Bearish Voices Emerge Amid Supply Overhang Concerns

Shipping executives, including Maersk’s oil trading head, warned at the Asia Pacific Petroleum Conference that risks lean to the downside, citing sluggish demand and excess supply from Russia and U.S. shale. Goldman Sachs flagged the possibility of a 1.9 million barrel per day surplus next year, which could drag Brent crude back to $55 per barrel. S&P Global echoed the warning, noting that OECD inventories remain 100 million barrels below the five-year average, but contango structures could widen quickly if stockbuilding accelerates.

Refinery Disruptions and Regional Supply Shocks

Complicating the balance are disruptions in Russia and Nigeria. Ukrainian drones have hit Rosneft’s key refineries, temporarily halting processing and reducing export-ready volumes. In Nigeria, unions have called for strikes at the 650,000 bpd Dangote refinery over labor disputes, threatening near-term regional fuel supply. These interruptions, although episodic, inject additional volatility into physical markets already rattled by OPEC+ decisions and Middle Eastern risks.

WTI and Brent Technical Structure

Technically, WTI crude (CL=F) is testing a double-bottom pattern near $62, with resistance layers stacking at $65 and $66. A decisive break above $66 would target $67.50–$68.00, while failure to hold $62 could drag prices toward $60. Brent (BZ=F) is moving in a similar structure, with a range defined by $65 support and $70 resistance. Both contracts are holding above immediate support levels, but momentum remains fragile, with short-covering responsible for much of the recent bounce.

Macro Backdrop and Currency Linkages

U.S. nonfarm payroll revisions, which revealed a loss of 911,000 jobs, reinforced expectations of a September Fed rate cut, sending the dollar lower and boosting commodities priced in USD. At the same time, gold surged past $3,674 per ounce, underscoring the search for havens during geopolitical stress. Oil benefitted in the short term, but the fundamental drag from weak macro data means demand forecasts may not justify sustained rallies.

 

China and India as Swing Buyers

China continues to stockpile crude aggressively, lifting imports since March, but the move is less about demand recovery and more about building reserves. Analysts warn Chinese demand growth could peak by 2027, with EV adoption already displacing 580,000 barrels per day of gasoline equivalent this year. India, meanwhile, is doubling down on discounted Russian barrels, defying Western pressure, and securing long-term supply contracts. These divergent strategies illustrate Asia’s outsized role in setting marginal demand, but also point to limits on upside for Brent as peak demand debates accelerate.
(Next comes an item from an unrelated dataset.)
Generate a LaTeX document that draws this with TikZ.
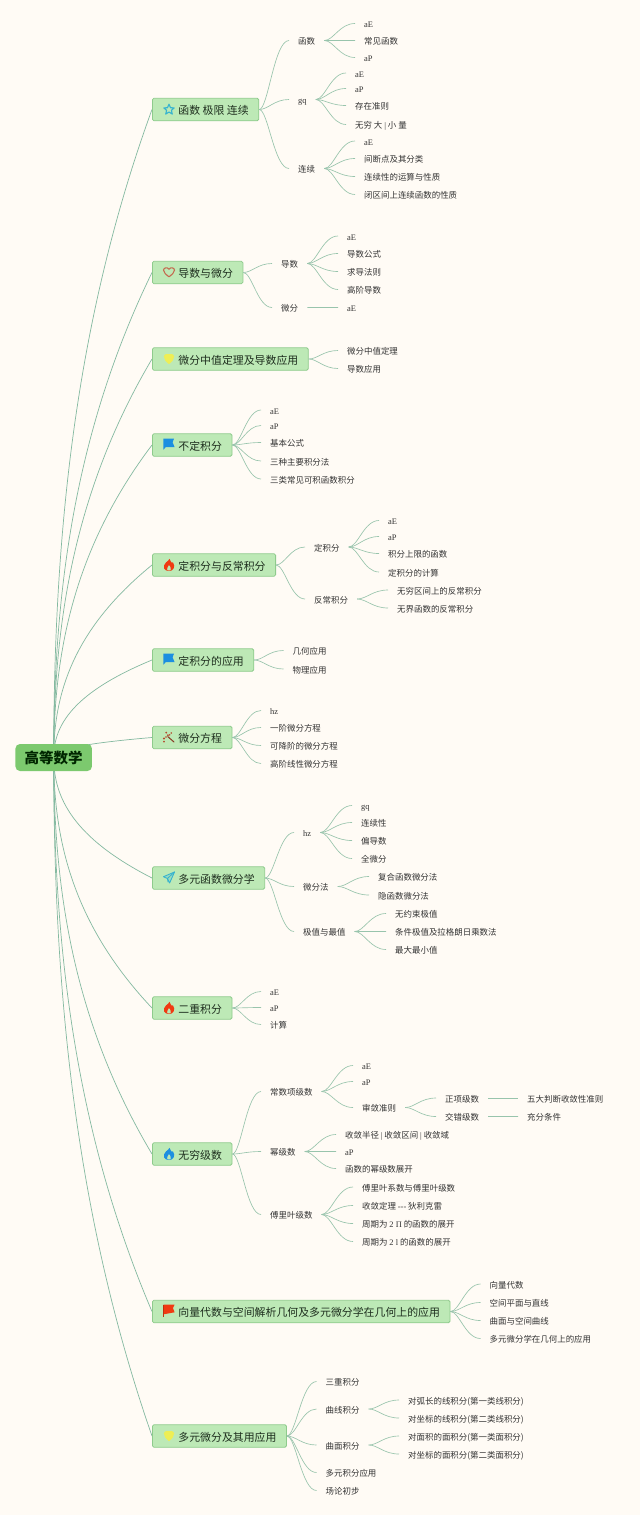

Verdict on Oil (CL=F, BZ=F)

Oil prices are being propped up by geopolitics rather than fundamentals. With WTI at $63.11 and Brent at $66.89, near-term rallies hinge on whether the Israel–Qatar escalation deepens or whether OPEC+ signals further restraint. Structural risks remain to the downside, with forecasts of Brent sliding back toward $55 if oversupply accelerates into 2026. The verdict for now is Hold, as short-term geopolitical premiums keep oil elevated, but long-term risk-reward tilts bearish unless demand outpaces the looming wave of supply from OPEC+, U.S. shale, and LNG expansions.